Inconsistent Access to Federal Appellate Arguments. Public access to appellate proceedings has been a hot topic recently, with many in the news media and the general public clamoring for the U.S. Supreme Court to allow video recording or even live Internet streams of arguments in important cases. The Court has thus far rebuffed all such requests, with Justice Antonin Scalia notably explaining that releasing video of its proceedings would “mis-educate the American people,” many of whom (he said) would see only “30 second, 15 second take-outs from our argument, and those take-outs would not be characteristic of what we do.” Yet the Court does provide public access by posting transcripts to its website on the same day as an argument, and audio recordings (though not video) on the following Friday. In important cases, the Court will sometimes even provide same-day audio, as it recently announced it will do for the same-sex marriage cases.
But while Supreme Court arguments are often of great interest to the public, many business litigants and their counsel have far greater interest in obtaining access to arguments before the federal courts of appeals—which decide vastly more cases than the 70 annual merits cases heard by the Supreme Court. In those courts, argument recordings can be vital resources to litigants and advocates alike, and yet access to those arguments varies widely among the federal circuits—a fact that is unlikely to change in the near future, as the federal Judicial Conference’s Committee on Court Administration and Case Management has recently denied a request that it adopt a uniform policy of releasing argument audio on the same day as the hearing. See Letter from Hon. Wm. Terrell Hodges to Mr. Gabe Roth (Feb. 19, 2015), available at http://www.openscotus.com/wp-content/uploads/2015/02/15-02-09-ltr-J.-Hodges-to-Roth-re-courts-of-appeals-audio-files.pdf. In this respect, the federal appellate courts lag behind some state appellate courts; for example, the New York Court of Appeals supplies a live webcast and an archive of argument videos, as do the Supreme Courts of Illinois and Ohio, to name a few.

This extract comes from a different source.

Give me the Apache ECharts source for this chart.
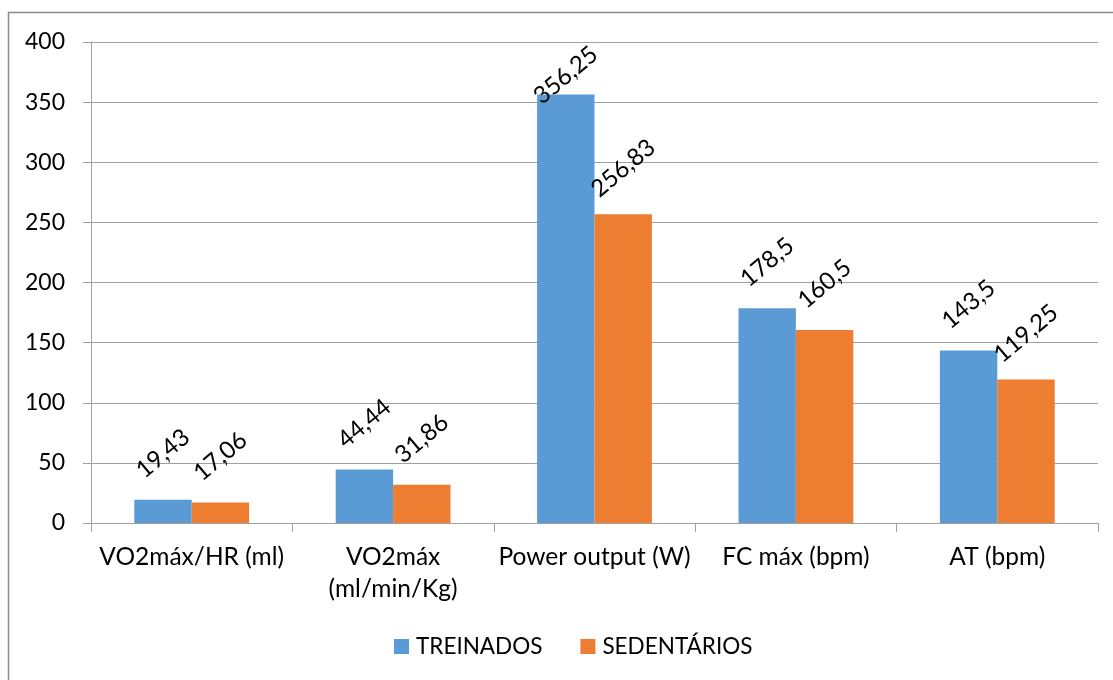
<!DOCTYPE html>
<html>
<head>
<meta charset="utf-8">
<script src="https://cdn.jsdelivr.net/npm/echarts@6/dist/echarts.min.js"></script>
<style>
html,body{margin:0;padding:0;background:#fff;}
#chart{width:1113px;height:680px;}
</style>
</head>
<body>
<div id="chart"></div>
<script>
const categories = ["VO2máx/HR (ml)", "VO2máx\n(ml/min/Kg)", "Power output (W)", "FC máx (bpm)", "AT (bpm)"];
const seriesNames = ["TREINADOS", "SEDENTÁRIOS"];
const treinados = [19.43, 44.44, 356.25, 178.5, 143.5];
const sedentarios = [17.06, 31.86, 256.83, 160.5, 119.25];
const yTicks = { min: 0, max: 400, interval: 50 };

const FONT = 'Lato';
const GRID_TOP = 42;
const colors = ['#5B9BD5', '#ED7D31'];

function fmt(v) { return String(v).replace('.', ','); }

const chart = echarts.init(document.getElementById('chart'), null, { renderer: 'canvas' });

const labelCfg = {
  show: true,
  position: 'top',
  distance: 46,
  rotate: 40,
  align: 'center',
  verticalAlign: 'middle',
  fontFamily: FONT,
  fontSize: 24,
  color: '#000',
  formatter: p => fmt(p.value)
};

function clampLayout(params) {
  const r = params.labelRect;
  if (r.y < GRID_TOP) {
    return { y: GRID_TOP + r.height / 2 };
  }
  return {};
}

chart.setOption({
  animation: false,
  color: colors,
  textStyle: { fontFamily: FONT },
  graphic: [{
    type: 'rect',
    shape: { x: 8.5, y: 12.5, width: 1300, height: 1000 },
    style: { fill: 'none', stroke: '#8c8c8c', lineWidth: 1.5 },
    silent: true
  }],
  grid: { left: 91, right: 15, top: GRID_TOP, bottom: 157, containLabel: false },
  legend: {
    data: seriesNames,
    left: 394,
    top: 635,
    padding: 0,
    icon: 'rect',
    itemWidth: 15,
    itemHeight: 15,
    itemGap: 38,
    textStyle: { fontFamily: FONT, fontSize: 22.5, color: '#000', padding: [0, 0, 0, 2] }
  },
  xAxis: {
    type: 'category',
    data: categories,
    axisLine: { lineStyle: { color: '#a0a0a0', width: 1 } },
    axisTick: { show: true, length: 9, lineStyle: { color: '#a0a0a0' } },
    axisLabel: { fontFamily: FONT, fontSize: 24.5, color: '#000', margin: 18, lineHeight: 32, interval: 0 }
  },
  yAxis: {
    type: 'value',
    min: yTicks.min,
    max: yTicks.max,
    interval: yTicks.interval,
    axisLine: { show: true, lineStyle: { color: '#a0a0a0', width: 1 } },
    axisTick: { show: true, length: 8, lineStyle: { color: '#a0a0a0' } },
    axisLabel: { fontFamily: FONT, fontSize: 23, color: '#000', margin: 26 },
    splitLine: { show: true, lineStyle: { color: '#a0a0a0', width: 1 } }
  },
  series: [
    {
      name: seriesNames[0],
      type: 'bar',
      data: treinados,
      barGap: '0%',
      barCategoryGap: '43%',
      itemStyle: { color: colors[0] },
      label: labelCfg,
      labelLayout: clampLayout
    },
    {
      name: seriesNames[1],
      type: 'bar',
      data: sedentarios,
      barGap: '0%',
      barCategoryGap: '43%',
      itemStyle: { color: colors[1] },
      label: labelCfg,
      labelLayout: clampLayout
    }
  ]
});
</script>
</body>
</html>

Among the federal courts of appeals, the Ninth Circuit provides the most expansive access to its proceedings, supplying live streaming video of its arguments and maintaining a YouTube channel with video of recent proceedings. The court also posts audio and video recordings to its website on the day after argument.

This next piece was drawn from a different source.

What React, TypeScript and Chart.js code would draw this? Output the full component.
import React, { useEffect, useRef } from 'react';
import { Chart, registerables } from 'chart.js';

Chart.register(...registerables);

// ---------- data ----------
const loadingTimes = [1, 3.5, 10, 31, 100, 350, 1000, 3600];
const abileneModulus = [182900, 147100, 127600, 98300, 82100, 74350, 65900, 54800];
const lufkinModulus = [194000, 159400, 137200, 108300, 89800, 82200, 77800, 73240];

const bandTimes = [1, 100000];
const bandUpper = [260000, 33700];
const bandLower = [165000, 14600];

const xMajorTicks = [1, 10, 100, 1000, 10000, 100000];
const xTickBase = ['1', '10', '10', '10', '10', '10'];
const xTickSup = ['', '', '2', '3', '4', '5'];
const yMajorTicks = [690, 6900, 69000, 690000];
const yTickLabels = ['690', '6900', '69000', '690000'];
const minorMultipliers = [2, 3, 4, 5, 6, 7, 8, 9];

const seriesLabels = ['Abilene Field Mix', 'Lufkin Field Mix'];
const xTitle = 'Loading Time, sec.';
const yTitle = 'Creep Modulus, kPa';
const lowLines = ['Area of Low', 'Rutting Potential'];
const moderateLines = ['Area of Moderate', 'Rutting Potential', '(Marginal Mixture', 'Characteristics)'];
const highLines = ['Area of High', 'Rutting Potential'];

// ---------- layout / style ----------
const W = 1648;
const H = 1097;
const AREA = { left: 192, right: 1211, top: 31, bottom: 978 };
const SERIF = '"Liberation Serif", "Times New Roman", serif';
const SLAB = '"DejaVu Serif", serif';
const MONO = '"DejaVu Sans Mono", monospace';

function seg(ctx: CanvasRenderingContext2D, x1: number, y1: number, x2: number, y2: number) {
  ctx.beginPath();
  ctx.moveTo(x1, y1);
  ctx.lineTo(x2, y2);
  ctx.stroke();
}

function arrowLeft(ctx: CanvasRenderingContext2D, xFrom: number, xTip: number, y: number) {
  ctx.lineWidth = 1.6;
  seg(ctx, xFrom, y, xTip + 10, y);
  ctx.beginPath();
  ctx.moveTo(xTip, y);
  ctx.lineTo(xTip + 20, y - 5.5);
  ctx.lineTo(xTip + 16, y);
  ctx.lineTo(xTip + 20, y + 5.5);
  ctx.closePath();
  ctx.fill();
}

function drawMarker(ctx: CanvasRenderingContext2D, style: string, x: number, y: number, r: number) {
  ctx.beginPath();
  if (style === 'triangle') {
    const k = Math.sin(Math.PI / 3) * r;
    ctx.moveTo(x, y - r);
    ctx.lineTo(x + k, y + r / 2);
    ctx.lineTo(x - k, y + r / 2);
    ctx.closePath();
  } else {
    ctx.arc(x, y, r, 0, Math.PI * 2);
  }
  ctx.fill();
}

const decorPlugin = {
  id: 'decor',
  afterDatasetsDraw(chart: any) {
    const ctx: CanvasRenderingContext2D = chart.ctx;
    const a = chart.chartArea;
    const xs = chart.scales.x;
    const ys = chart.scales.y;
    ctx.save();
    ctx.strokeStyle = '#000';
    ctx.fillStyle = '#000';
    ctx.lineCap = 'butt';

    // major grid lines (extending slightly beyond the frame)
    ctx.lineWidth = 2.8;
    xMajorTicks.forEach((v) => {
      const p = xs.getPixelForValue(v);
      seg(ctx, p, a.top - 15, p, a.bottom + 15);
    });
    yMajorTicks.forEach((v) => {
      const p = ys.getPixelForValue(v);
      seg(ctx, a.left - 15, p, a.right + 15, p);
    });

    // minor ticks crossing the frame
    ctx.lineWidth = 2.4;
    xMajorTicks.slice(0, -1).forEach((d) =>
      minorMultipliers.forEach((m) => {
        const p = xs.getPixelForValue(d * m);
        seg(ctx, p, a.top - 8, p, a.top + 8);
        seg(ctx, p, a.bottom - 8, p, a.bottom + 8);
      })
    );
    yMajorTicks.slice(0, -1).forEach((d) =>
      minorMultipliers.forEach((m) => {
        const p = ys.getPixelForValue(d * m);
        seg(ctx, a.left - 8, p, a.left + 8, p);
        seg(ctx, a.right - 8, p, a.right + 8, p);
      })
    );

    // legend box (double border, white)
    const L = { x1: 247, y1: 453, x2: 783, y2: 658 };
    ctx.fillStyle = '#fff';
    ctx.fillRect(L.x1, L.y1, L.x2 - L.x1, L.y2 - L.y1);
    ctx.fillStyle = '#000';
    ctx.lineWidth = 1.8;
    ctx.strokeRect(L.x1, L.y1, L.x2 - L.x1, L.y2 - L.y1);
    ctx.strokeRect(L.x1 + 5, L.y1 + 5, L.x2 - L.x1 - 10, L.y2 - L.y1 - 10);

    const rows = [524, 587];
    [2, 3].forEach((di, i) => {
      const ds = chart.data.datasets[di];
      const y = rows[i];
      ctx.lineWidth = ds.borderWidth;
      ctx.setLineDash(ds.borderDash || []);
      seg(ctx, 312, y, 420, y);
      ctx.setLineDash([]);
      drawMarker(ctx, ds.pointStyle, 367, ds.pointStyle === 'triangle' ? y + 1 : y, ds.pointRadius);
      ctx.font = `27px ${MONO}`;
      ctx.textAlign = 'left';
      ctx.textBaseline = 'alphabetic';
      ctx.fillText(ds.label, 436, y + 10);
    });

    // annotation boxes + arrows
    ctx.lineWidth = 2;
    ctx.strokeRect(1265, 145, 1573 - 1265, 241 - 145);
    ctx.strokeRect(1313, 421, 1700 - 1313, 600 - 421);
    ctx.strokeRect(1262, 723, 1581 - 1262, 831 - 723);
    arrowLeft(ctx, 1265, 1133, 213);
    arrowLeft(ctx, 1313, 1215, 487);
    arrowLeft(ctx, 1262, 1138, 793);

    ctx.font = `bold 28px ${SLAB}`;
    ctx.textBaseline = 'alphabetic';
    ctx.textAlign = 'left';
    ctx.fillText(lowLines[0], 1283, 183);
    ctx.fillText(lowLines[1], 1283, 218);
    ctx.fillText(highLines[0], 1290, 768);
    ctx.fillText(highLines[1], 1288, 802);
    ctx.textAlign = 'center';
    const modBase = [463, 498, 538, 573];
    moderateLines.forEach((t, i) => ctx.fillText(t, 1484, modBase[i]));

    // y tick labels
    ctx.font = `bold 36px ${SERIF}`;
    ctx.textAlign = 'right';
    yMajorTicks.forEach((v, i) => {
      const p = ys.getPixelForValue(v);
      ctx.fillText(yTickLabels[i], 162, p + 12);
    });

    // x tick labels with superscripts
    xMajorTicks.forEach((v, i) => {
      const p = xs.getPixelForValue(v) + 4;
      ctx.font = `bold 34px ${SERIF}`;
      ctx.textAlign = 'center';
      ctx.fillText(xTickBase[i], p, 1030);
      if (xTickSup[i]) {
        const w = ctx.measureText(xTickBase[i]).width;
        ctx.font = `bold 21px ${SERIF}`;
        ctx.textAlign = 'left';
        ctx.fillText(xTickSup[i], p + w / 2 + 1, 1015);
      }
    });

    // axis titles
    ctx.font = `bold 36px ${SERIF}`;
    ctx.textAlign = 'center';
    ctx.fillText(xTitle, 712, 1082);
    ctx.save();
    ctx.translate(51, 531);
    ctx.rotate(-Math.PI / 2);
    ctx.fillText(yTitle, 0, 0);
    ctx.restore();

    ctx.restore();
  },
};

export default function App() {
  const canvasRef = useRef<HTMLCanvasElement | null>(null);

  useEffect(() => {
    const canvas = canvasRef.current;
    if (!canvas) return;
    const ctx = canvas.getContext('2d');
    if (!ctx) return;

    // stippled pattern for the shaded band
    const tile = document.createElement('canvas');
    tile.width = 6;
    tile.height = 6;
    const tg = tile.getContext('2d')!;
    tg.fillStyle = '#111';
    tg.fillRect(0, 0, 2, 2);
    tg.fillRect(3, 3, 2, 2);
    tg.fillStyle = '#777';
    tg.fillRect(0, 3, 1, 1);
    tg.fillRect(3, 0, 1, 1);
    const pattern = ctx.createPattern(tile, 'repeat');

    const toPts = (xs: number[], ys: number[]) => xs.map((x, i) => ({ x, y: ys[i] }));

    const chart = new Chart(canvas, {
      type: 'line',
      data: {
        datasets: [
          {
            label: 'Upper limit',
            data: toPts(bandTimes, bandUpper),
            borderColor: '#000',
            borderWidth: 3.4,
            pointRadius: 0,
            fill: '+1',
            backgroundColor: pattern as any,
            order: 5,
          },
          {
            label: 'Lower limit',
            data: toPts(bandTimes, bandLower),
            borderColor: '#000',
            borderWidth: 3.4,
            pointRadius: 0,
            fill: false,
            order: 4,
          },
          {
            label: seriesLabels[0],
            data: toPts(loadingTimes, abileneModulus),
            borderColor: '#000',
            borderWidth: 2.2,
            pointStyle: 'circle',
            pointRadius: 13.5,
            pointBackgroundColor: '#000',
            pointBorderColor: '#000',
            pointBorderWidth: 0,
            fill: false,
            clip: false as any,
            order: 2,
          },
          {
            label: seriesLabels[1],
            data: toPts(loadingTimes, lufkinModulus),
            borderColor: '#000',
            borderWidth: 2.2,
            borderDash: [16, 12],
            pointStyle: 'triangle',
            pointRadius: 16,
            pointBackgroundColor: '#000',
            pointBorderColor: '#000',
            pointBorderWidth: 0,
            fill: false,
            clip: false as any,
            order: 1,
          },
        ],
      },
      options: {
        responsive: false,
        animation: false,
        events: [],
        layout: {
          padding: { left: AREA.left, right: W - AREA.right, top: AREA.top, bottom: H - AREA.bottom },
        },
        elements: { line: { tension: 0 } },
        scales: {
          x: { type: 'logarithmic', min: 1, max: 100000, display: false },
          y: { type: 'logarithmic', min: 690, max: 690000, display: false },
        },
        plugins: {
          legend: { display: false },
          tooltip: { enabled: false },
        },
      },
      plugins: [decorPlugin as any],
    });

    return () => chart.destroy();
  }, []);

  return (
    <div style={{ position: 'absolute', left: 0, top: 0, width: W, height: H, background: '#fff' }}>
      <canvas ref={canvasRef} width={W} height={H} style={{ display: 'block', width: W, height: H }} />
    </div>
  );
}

No other federal court of appeals yet provides regular video of arguments, though some will, upon request, permit news media to broadcast hearings in important cases. But most circuits—the First, Third, Fourth, Fifth, Sixth, Seventh, Eighth, D.C., and Federal Circuits—do provide audio recordings on the same day as argument, or shortly thereafter.
The three remaining circuits, however, have not adopted an online system for providing audio recordings. In those courts, obtaining argument audio can be inconvenient and time-consuming. The Second Circuit will prepare a CD of an oral argument, but only upon written request and payment of a $30 fee. The clerk’s office can take several days or even weeks to prepare the CD. The Eleventh Circuit likewise requires purchase of a CD for $30, and warns interested parties that recordings are only available for arguments held after August 1, 2012, and that they are destroyed after the Court has finished using them. And while the Tenth Circuit posts recordings of some arguments perceived to be of public interest on its website, it does so only on an ad hoc basis. In most cases, the local rules require a person seeking a recording to file a motion stating the reasons for seeking access—a potentially burdensome procedure requiring an attorney with Tenth Circuit electronic filing privileges.
Readier access to oral arguments in all the federal circuits would be most useful. Review of argument recordings can be helpful tools for argument preparation, giving invaluable insight into the questioning styles of judges who might be on one’s panel. And argument recordings are an excellent tool for analyzing the likely outcome of a case after argument. In the absence of a nationally uniform policy, it is to be hoped that all circuits adopt the approaches pioneered by the Ninth Circuit and the most technology-friendly state high courts.